Could Bossert be part of a Nazi network or something else entirely? She said she had never been tempted by the big rewards on offer into giving him away. The total had been almost $3.4 million, the largest sum ever offered to catch a criminal.
Fortunately for our understanding, Anton continued to write, and it is a marvellous account of all aspects of the Mengele case. His family lived in Günzburg, a small town in Bavaria, and his father Karl was a bourgeois businessman who owned an agricultural machinery factory. Family money would find its way to the fugitive Mengele in South America.
The son didn’t want to go into the family business and attended the University of Munich, gaining doctorates in anthropology and medicine. In January 1937 he joined the Nazi Party, having developed a deep ideological affinity on the issue of race. As an expert on genetics, Mengele became a racial examiner and began work at Auschwitz in May 1943.
He fled as the Soviet Red Army approached, taking his notes. These have never been found. In the post-war chaos there were eight million Nazis in Germany and Mengele escaped the net by using false names and working on a farm in the village of Mangolding for almost three years. With the support of his wealthy family and a Red Cross passport in the name Helmut Gregor he joned a “ratline” escape route to South America.
This offered a guide, clandestine accommodation and false documents at each stop. He left Bavaria for Austria, crossed through the town of Brenner into Italy, travelled to Genoa and on May 26, 1949 boarded the ship North King for a new life in Argentina where President Juan Domingo Péron welcomed fugitives from the Third Reich with open arms. Nazi escapees easily blended in with the many European immigrants in Buenos Aires.
Mengele settled, married in Uruguay and became a homeowner and a carpenter with his own company in Argentina. He even lived under his own name and visited Switzerland in 1956. The hunt for Nazis waxed and waned, but in 1959, 10 men of the Einsatzkommando death squads were jailed in the first major trial of mass extermination crimes in a German court, and the Central Office for the Investigation of Nazi Crimes was set up in Germany.
“Finally, German justice was interested in finding out what had happened in the largest Nazi extermination camp,” Anton writes. These revelations led to arrest warrents being issued and Mengel’s extradition was sought. Eichmann, a major organiser of the Holocaust, was caught by Israeli agents in Argentina, smuggled to Israel, tried and hanged.

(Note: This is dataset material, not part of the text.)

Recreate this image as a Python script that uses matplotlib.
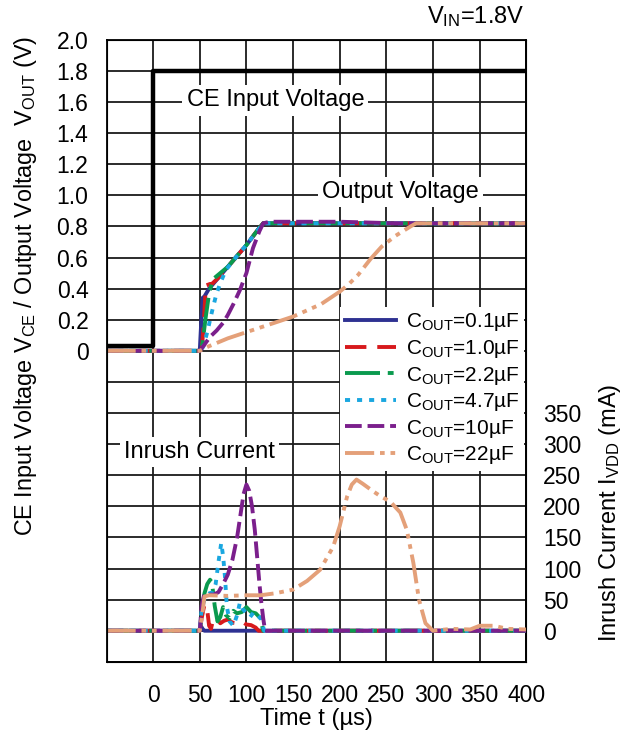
import numpy as np
import matplotlib
matplotlib.use("Agg")
import matplotlib.pyplot as plt

plt.rcParams['font.family'] = ['Liberation Sans', 'DejaVu Sans']
plt.rcParams['mathtext.default'] = 'regular'

# CE input voltage
t_ce = [-50, 0, 0, 400]
v_ce = [0.03, 0.03, 1.8, 1.8]

# output voltage (V) for each Cout
t_v01 = [-50, 50, 51, 53, 55, 60, 70, 80, 90, 100, 110, 118, 400]
v_v01 = [0, 0, 0.12, 0.34, 0.35, 0.40, 0.47, 0.54, 0.61, 0.68, 0.76, 0.82, 0.82]
t_v1 = [-50, 52, 54, 56.5, 61, 63, 70, 80, 90, 100, 110, 118, 400]
v_v1 = [0, 0, 0.15, 0.42, 0.43, 0.43, 0.47, 0.54, 0.61, 0.68, 0.76, 0.82, 0.82]
t_v22 = [-50, 51, 53, 56, 60, 64, 68, 80, 90, 100, 110, 118, 400]
v_v22 = [0, 0, 0.05, 0.2, 0.37, 0.46, 0.48, 0.54, 0.61, 0.68, 0.76, 0.82, 0.82]
t_v47 = [-50, 51, 54, 58, 63, 68, 73, 78, 90, 100, 110, 118, 400]
v_v47 = [0, 0, 0.03, 0.12, 0.25, 0.37, 0.45, 0.52, 0.61, 0.68, 0.76, 0.82, 0.82]
t_v10 = [-50, 50, 55, 61, 68, 75, 80, 86, 93, 100, 107, 114, 118, 125, 200, 260, 400]
v_v10 = [0, 0, 0.04, 0.09, 0.13, 0.18, 0.23, 0.30, 0.39, 0.50, 0.66, 0.77, 0.82, 0.83, 0.83, 0.82, 0.82]
t_v22u = [-50, 50, 60, 80, 100, 125, 150, 165, 180, 190, 200, 210, 220, 233, 245, 260, 276, 282, 400]
v_v22u = [0, 0, 0.03, 0.08, 0.12, 0.17, 0.22, 0.26, 0.30, 0.34, 0.38, 0.43, 0.49, 0.59, 0.67, 0.74, 0.80, 0.82, 0.82]

# inrush current (mA) for each Cout
t_i01 = [-50, 50, 51, 53, 55, 400]
i_i01 = [0, 0, 8, 3, 0, 0]
t_i1 = [-50, 50, 52, 55, 58, 60, 62, 65, 68, 72, 76, 80, 85, 90, 95, 100, 105, 110, 113, 400]
i_i1 = [0, 0, 20, 42, 33, 8, 3, 22, 20, 12, 16, 18, 13, 12, 15, 10, 9, 5, 0, 0]
t_i22 = [-50, 50, 52, 55, 58, 61, 63, 66, 69, 72, 75, 78, 82, 86, 90, 95, 100, 105, 110, 115, 118, 400]
i_i22 = [0, 0, 30, 60, 75, 82, 78, 40, 15, 22, 38, 25, 20, 32, 28, 30, 38, 30, 28, 20, 0, 0]
t_i47 = [-50, 50, 52, 56, 60, 64, 67, 70, 73, 75, 77, 79, 82, 86, 90, 93, 96, 100, 104, 108, 112, 116, 119, 400]
i_i47 = [0, 0, 35, 55, 60, 62, 75, 110, 141, 120, 87, 39, 15, 8, 25, 45, 35, 28, 22, 30, 25, 18, 0, 0]
t_i10 = [-50, 50, 52, 55, 60, 65, 70, 75, 80, 85, 90, 94, 97, 100, 103, 106, 109, 112, 114, 116, 118, 120, 400]
i_i10 = [0, 0, 40, 60, 58, 58, 62, 75, 90, 114, 150, 190, 220, 235, 225, 200, 162, 110, 75, 45, 20, 0, 0]
t_i22u = [-50, 50, 53, 55, 60, 80, 100, 115, 130, 150, 165, 179, 193, 200, 208, 213, 218, 225, 236, 245,
          254, 265, 272, 279, 285, 292, 300, 320, 340, 350, 365, 380, 400]
i_i22u = [0, 0, 30, 55, 57, 56, 57, 57, 60, 66, 80, 98, 135, 168, 216, 235, 243, 236, 224, 215,
          208, 190, 162, 109, 50, 12, 0, 3, 2, 8, 8, 3, 2]

labels = ['C$_{OUT}$=0.1µF', 'C$_{OUT}$=1.0µF', 'C$_{OUT}$=2.2µF',
          'C$_{OUT}$=4.7µF', 'C$_{OUT}$=10µF', 'C$_{OUT}$=22µF']
colors = ['#2e3192', '#d7191c', '#0a9a4e', '#1aa7e0', '#7b1f8c', '#e4a079']
styles = ['-', (0, (5.5, 2.8)), (0, (9, 2, 1.5, 2)), (0, (1.3, 1.8)), (0, (4.3, 1.5)),
          (0, (7.5, 1.5, 1.2, 1.5, 1.2, 1.5))]

volt_t = [t_v01, t_v1, t_v22, t_v47, t_v10, t_v22u]
volt_v = [v_v01, v_v1, v_v22, v_v47, v_v10, v_v22u]
cur_t = [t_i01, t_i1, t_i22, t_i47, t_i10, t_i22u]
cur_i = [i_i01, i_i1, i_i22, i_i47, i_i10, i_i22u]

fig = plt.figure(figsize=(6.34, 7.37), dpi=100)
ax = fig.add_axes([0.168, 0.102, 0.662, 0.844])

yt = np.round(np.arange(-2.0, 2.01, 0.2), 1)
ax.set_yticks(yt)
ax.set_yticklabels(['0' if v == 0 else ('%.1f' % v if v > 0 else '') for v in yt])
ax.set_xticks(np.arange(-50, 401, 50))
ax.set_xticklabels([''] + [str(v) for v in range(0, 401, 50)])
ax.set_xlim(-50, 400)
ax.set_ylim(-2.0, 2.0)
ax.grid(True, color='#1a1a1a', lw=1.3)
ax.set_axisbelow(True)
ax.tick_params(length=0, labelsize=16.5)
ax.tick_params(axis='y', pad=13)
ax.tick_params(axis='x', pad=16)
for s in ax.spines.values():
    s.set_linewidth(1.3)

handles = []
for i in range(6):
    h, = ax.plot(volt_t[i], volt_v[i], color=colors[i], ls=styles[i], lw=2.8, label=labels[i])
    handles.append(h)
ax.plot(t_ce, v_ce, color='black', lw=3.2, zorder=4)

box = dict(facecolor='white', edgecolor='none', pad=3)
ax.text(131, 1.61, 'CE Input Voltage', fontsize=17, ha='center', va='center', bbox=box, zorder=3)
ax.text(265, 1.02, 'Output Voltage', fontsize=17, ha='center', va='center', bbox=box, zorder=3)
ax.text(50, -0.65, 'Inrush Current', fontsize=17, ha='center', va='center', bbox=box, zorder=3)

ax.set_xlabel('Time t (µs)', fontsize=17)
ax.xaxis.set_label_coords(0.5, -0.092)
ax.xaxis.label.set_va('center')
ax.set_ylabel('CE Input Voltage V$_{CE}$ / Output Voltage  V$_{OUT}$ (V)', fontsize=16.8)
ax.yaxis.set_label_coords(-0.194, 0.604)
ax.yaxis.label.set_va('center')

ax2 = ax.twinx()
ax2.set_ylim(-50, 950)
ax2.set_yticks(np.arange(0, 351, 50))
ax2.tick_params(length=0, labelsize=16.5, pad=12)
for i in range(6):
    ax2.plot(cur_t[i], cur_i[i], color=colors[i], ls=styles[i], lw=2.8)
ax2.set_ylabel('Inrush Current I$_{VDD}$ (mA)', fontsize=17, rotation=90)
ax2.yaxis.set_label_coords(1.2, 0.239)
ax2.yaxis.label.set_va('center')
ax2.yaxis.label.set_ha('center')

leg = ax2.legend(handles, labels, loc='upper right', bbox_to_anchor=(0.995, 0.57), fontsize=15,
                 frameon=True, framealpha=1, edgecolor='none', fancybox=False, borderaxespad=0,
                 borderpad=0.2, labelspacing=0.22, handlelength=2.45, handletextpad=0.5)
leg.set_zorder(10)

fig.text(0.828, 0.977, 'V$_{IN}$=1.8V', fontsize=17, ha='right', va='center')

fig.savefig('out.png', dpi=100)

Mengele fled from the Mossad agents and Nazi hunters to Paraguay then Brazil. Gitta and Geza Stammer, a Hungarian imigrant couple, were the first people to protect him in Brazil. Here he created his “tropical Bavaria”’, a place where he could speak German and maintain his customs, beliefs, friends and connections to his homeland. And in a pleasant climate.
But the strong sea pulled him out and drowned him. Bossert was found guilty of ideological falsehood for the fake burial but the sentence was overturned on appeal under the statute of limitations. Mengele’s exhumed body was identified beyond doubt. His bones lay forgotten in the Forensic Medical Institute in São Paulo but since 2017 they have been used by students.
At Auschwitz, Mengele sometimes gave sweets to the wretched children and he set up a phony kindergarten, earning slight regard as an “angel”, but it was all for show. To history he is the “angel of death”. “How,” Anton asks in conclusion to her exemplary account, “could a criminal of this magnitude and his supporters go completely unpunished in Brazil?”